Par ailleurs, le recours croissant au numérique (télétravail, informatisation des tâches...) réduit les contacts humains entre travailleurs et leurs liens sociaux.
Ces évolutions de l’organisation du travail rendent plus difficiles ou rares les échanges informels entre travailleurs (absence de repères fixes, éclatement des lieux de travail, équipes mouvantes), ce qui réduit la dimension relationnelle du travail.
3) Le sentiment d’insécurité sociale qui caractérise l'emploi atypique dans un contexte de chômage de masse et de concurrence accrue pour l’emploi renforce cette tendance, et peut être à l’origine de souffrance au travail.
Cette tendance touche particulièrement les travailleurs occupant les emplois atypiques qui occupent en général des emplois de moins bonne qualité (cf SP412) que les autres salariés ("polarisation de la qualité des emplois").

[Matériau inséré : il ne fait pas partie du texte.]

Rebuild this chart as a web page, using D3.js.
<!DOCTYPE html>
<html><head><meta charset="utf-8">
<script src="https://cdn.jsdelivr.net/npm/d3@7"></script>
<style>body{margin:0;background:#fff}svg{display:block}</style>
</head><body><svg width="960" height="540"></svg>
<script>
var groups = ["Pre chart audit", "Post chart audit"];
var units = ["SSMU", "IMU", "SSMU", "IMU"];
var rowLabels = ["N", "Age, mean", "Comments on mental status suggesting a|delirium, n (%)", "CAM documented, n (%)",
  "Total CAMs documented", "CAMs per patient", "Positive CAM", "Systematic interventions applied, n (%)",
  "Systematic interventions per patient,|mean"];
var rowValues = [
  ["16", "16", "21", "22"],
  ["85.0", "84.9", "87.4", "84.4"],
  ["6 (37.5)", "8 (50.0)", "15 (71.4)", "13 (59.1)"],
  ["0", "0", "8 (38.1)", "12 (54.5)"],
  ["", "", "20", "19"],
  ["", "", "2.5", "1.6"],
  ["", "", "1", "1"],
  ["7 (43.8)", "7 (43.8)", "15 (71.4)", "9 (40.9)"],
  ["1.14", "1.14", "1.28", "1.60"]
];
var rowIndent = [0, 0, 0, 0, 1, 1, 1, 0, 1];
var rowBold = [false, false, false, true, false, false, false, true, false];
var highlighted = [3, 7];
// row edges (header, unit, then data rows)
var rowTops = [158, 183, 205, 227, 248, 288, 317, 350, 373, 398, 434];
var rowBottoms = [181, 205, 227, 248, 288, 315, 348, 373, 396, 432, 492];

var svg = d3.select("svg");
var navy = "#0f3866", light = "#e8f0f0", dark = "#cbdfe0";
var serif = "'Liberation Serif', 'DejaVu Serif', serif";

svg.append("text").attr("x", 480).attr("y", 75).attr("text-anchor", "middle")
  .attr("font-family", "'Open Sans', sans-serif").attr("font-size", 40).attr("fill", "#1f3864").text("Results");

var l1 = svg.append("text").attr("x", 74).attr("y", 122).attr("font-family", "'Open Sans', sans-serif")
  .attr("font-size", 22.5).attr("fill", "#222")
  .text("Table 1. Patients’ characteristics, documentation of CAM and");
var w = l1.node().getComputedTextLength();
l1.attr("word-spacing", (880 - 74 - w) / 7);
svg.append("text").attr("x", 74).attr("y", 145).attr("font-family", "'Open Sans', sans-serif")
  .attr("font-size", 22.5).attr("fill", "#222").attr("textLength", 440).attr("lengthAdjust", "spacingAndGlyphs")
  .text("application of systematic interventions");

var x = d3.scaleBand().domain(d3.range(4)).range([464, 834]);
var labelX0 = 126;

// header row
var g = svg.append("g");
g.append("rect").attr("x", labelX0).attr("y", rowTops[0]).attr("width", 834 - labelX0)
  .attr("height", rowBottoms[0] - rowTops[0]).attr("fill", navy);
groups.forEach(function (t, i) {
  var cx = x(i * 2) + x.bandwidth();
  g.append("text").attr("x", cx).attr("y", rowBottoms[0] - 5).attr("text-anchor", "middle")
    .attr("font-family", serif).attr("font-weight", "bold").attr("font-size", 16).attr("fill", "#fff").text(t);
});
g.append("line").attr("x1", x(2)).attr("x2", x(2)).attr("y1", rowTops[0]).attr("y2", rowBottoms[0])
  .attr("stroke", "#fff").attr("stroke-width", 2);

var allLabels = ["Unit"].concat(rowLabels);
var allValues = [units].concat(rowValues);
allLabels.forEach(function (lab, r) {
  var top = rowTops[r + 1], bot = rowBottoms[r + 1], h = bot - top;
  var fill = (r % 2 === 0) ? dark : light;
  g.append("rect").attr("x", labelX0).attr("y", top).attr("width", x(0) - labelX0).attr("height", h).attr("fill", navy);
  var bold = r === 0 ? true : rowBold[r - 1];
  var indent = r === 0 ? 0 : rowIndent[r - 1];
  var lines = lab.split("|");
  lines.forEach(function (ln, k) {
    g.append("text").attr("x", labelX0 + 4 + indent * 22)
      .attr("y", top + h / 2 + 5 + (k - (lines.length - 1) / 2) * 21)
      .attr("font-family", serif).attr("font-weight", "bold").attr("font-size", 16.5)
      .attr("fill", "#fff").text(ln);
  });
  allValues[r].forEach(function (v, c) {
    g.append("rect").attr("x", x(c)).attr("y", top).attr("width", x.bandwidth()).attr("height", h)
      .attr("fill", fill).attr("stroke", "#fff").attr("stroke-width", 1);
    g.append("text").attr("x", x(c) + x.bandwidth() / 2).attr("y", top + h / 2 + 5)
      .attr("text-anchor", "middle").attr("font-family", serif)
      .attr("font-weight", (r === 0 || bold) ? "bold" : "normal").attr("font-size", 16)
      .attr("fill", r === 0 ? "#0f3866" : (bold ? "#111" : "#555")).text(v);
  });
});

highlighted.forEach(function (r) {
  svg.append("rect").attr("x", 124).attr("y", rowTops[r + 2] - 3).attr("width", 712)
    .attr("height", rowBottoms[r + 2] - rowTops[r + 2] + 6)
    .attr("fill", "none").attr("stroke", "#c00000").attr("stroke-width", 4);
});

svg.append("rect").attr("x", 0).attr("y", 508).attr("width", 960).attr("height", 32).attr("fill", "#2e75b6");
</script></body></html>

DOCUMENTS 13 : Travail et mal-être (Chiffres de 2013, INSEE)
Questions :
1) Que révèlent ces 2 documents ?
2) Comment expliquer ces constats ?
3) Pourquoi est-ce « paradoxal » quant à la « valeur travail » ?

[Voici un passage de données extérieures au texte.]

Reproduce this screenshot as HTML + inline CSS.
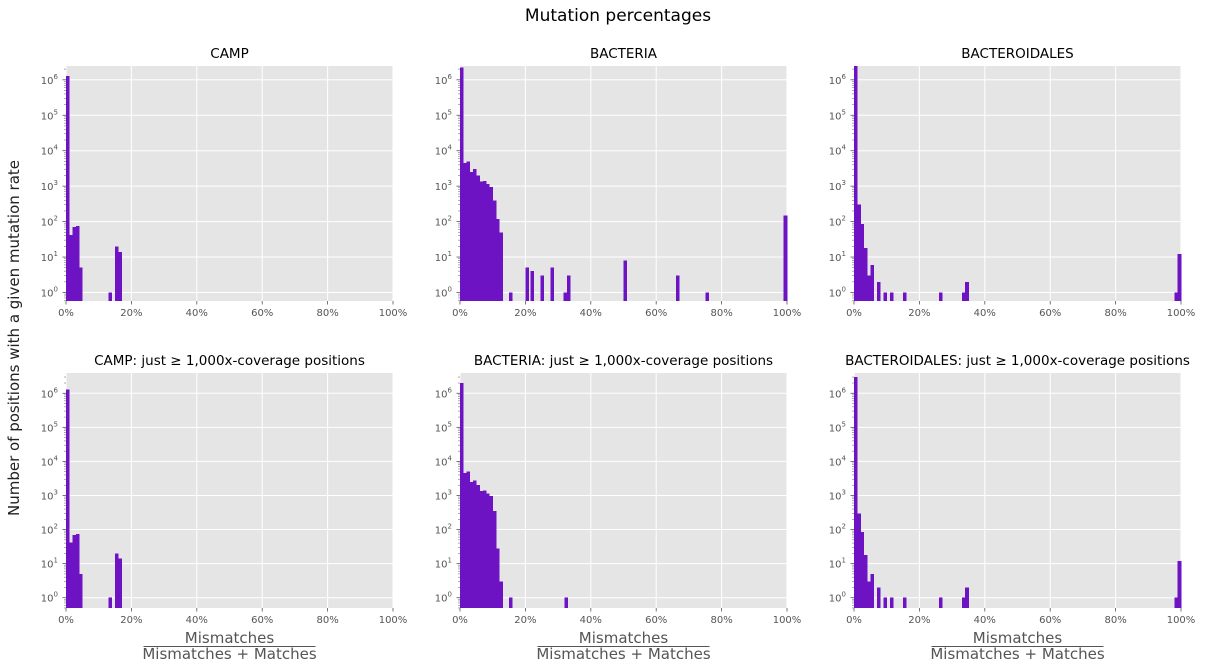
<!DOCTYPE html>
<html><head><meta charset="utf-8">
<style>
body{margin:0;background:#fff;}
svg{display:block;font-family:"DejaVu Sans","Liberation Sans",sans-serif;}
</style></head>
<body>
<svg id="fig" width="1211" height="669" viewBox="0 0 1211 669" xmlns="http://www.w3.org/2000/svg">
<text x="618" y="21" font-size="17" text-anchor="middle" fill="#000">Mutation percentages</text>
<text transform="translate(19,338) rotate(-90)" font-size="15" text-anchor="middle" fill="#222">Number of positions with a given mutation rate</text>
</svg>
<script>
const titles = ["CAMP","BACTERIA","BACTEROIDALES","CAMP: just \u2265 1,000x-coverage positions","BACTERIA: just \u2265 1,000x-coverage positions","BACTEROIDALES: just \u2265 1,000x-coverage positions"];
const xTickLabels = ["0%","20%","40%","60%","80%","100%"];
const xTickValues = [0,20,40,60,80,100];
const yTickExps = [0,1,2,3,4,5,6];
const campBins = [0,1,2,3,4,13,15,16];
const campVals = [1300000,42,70,75,5,1,20,14];
const bactBins = [0,1,2,3,4,5,6,7,8,9,10,11,12,15,20,21.5,24.6,27.7,31.7,32.7,50,66,75,99];
const bactVals = [2200000,4500,5000,2500,3000,2000,1350,1400,1150,950,400,120,50,1,5,4,3,5,1,3,8,3,1,150];
const bdalBins = [0,1,2,3,4,5,7,9,11,15,26,33,34,98,99];
const bdalVals = [3000000,300,85,18,3,6,2,1,1,1,1,1,2,1,12];
const campHiBins = [0,1,2,3,4,13,15,16];
const campHiVals = [1300000,42,70,75,5,1,20,14];
const bactHiBins = [0,1,2,3,4,5,6,7,8,9,10,11,12,15,32];
const bactHiVals = [2000000,4500,5000,2500,2800,2000,1350,1400,1150,950,350,28,3,1,1];
const bdalHiBins = [0,1,2,3,4,5,7,9,11,15,26,33,34,98,99];
const bdalHiVals = [3000000,300,85,18,3,5,2,1,1,1,1,1,2,1,12];
const panelBins = [campBins,bactBins,bdalBins,campHiBins,bactHiBins,bdalHiBins];
const panelVals = [campVals,bactVals,bdalVals,campHiVals,bactHiVals,bdalHiVals];

const NS="http://www.w3.org/2000/svg";
const svg=document.getElementById('fig');
function mk(tag,attrs,parent){const e=document.createElementNS(NS,tag);for(const k in attrs)e.setAttribute(k,attrs[k]);(parent||svg).appendChild(e);return e;}
const lefts=[66,460,854], W=327;
const rows=[{top:66,bot:301,y0:292.5,dec:35.45},{top:373,bot:608,y0:597.7,dec:34.07}];
for(let p=0;p<6;p++){
  const L=lefts[p%3], R=rows[Math.floor(p/3)];
  const g=mk('g',{});
  
  
  const xs=v=>L+v/100*W;
  const ys=v=>R.y0-Math.log10(v)*R.dec;
  const bg=mk('rect',{x:L,y:R.top,width:W,height:R.bot-R.top,fill:'#e5e5e5'},g);
  
  
  xTickValues.forEach((v,i)=>{
    mk('line',{x1:xs(v),x2:xs(v),y1:R.top,y2:R.bot,stroke:'#fff','stroke-width':1},g);
    mk('line',{x1:xs(v),x2:xs(v),y1:R.bot,y2:R.bot+3.5,stroke:'#555','stroke-width':0.8},g);
    const t=mk('text',{x:xs(v),y:R.bot+15,'font-size':10,'text-anchor':'middle',fill:'#555'},g);
    t.textContent=xTickLabels[i];
    
    
  });
  yTickExps.forEach(e=>{
    const y=ys(Math.pow(10,e));
    if(y<R.top)return;
    mk('line',{x1:L,x2:L+W,y1:y,y2:y,stroke:'#fff','stroke-width':1},g);
    mk('line',{x1:L-3.5,x2:L,y1:y,y2:y,stroke:'#555','stroke-width':0.8},g);
    const t=mk('text',{x:L-8,y:y+4,'font-size':10,'text-anchor':'end',fill:'#555'},g);
    t.innerHTML='10<tspan font-size="7" dy="-5">'+e+'</tspan>';
    
    
  });
  for(let e=-1;e<=6;e++)for(let m=2;m<=9;m++){
    const y=ys(m*Math.pow(10,e));
    if(y<R.top||y>R.bot)continue;
    mk('line',{x1:L-2,x2:L,y1:y,y2:y,stroke:'#777','stroke-width':0.6},g);
  }
  const bins=panelBins[p], vals=panelVals[p];
  bins.forEach((b,i)=>{
    const top=Math.max(ys(vals[i]),R.top);
    const r=mk('rect',{x:xs(b),y:top,width:xs(b+1)-xs(b)+0.3,height:R.bot-top,fill:'#6e13c3','shape-rendering':'crispEdges'},g);
    
    
  });
  const t=mk('text',{x:L+W/2,y:R.top-8,'font-size':13.5,'text-anchor':'middle',fill:'#000'},g);
  t.textContent=titles[p];
  
  
  if(p>=3){
    const cx=L+W/2;
    const n=mk('text',{x:cx,y:643,'font-size':15,'text-anchor':'middle',fill:'#555'},g);
    n.textContent='Mismatches';
    
    
    mk('line',{x1:cx-86,x2:cx+86,y1:646.5,y2:646.5,stroke:'#555','stroke-width':1},g);
    const d=mk('text',{x:cx,y:659,'font-size':15,'text-anchor':'middle',fill:'#555'},g);
    d.textContent='Mismatches + Matches';
    
    
  }
}
</script>
</body></html>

Le chômage de masse multiplie mécaniquement le nombre de personnes exclues du travail rémunéré et crée une insécurité financière qui accroît le risque d’exclusion économique et sociale. De fait, la perte d’estime de soi induite par le chômage peut avoir des effets au-delà de la sphère du travail (expérience du chômage total) : par exemple, la privation totale ou partielle de travail remet fondamentalement en question le rapport à l’avenir (possibilité de fonder une famille, de recourir au crédit, etc.). La stigmatisation des chômeurs fragilise d’autant leur identité sociale et ceux-ci peuvent intérioriser une image négative d’eux-mêmes au cours de leur parcours de prise en charge par les services sociaux.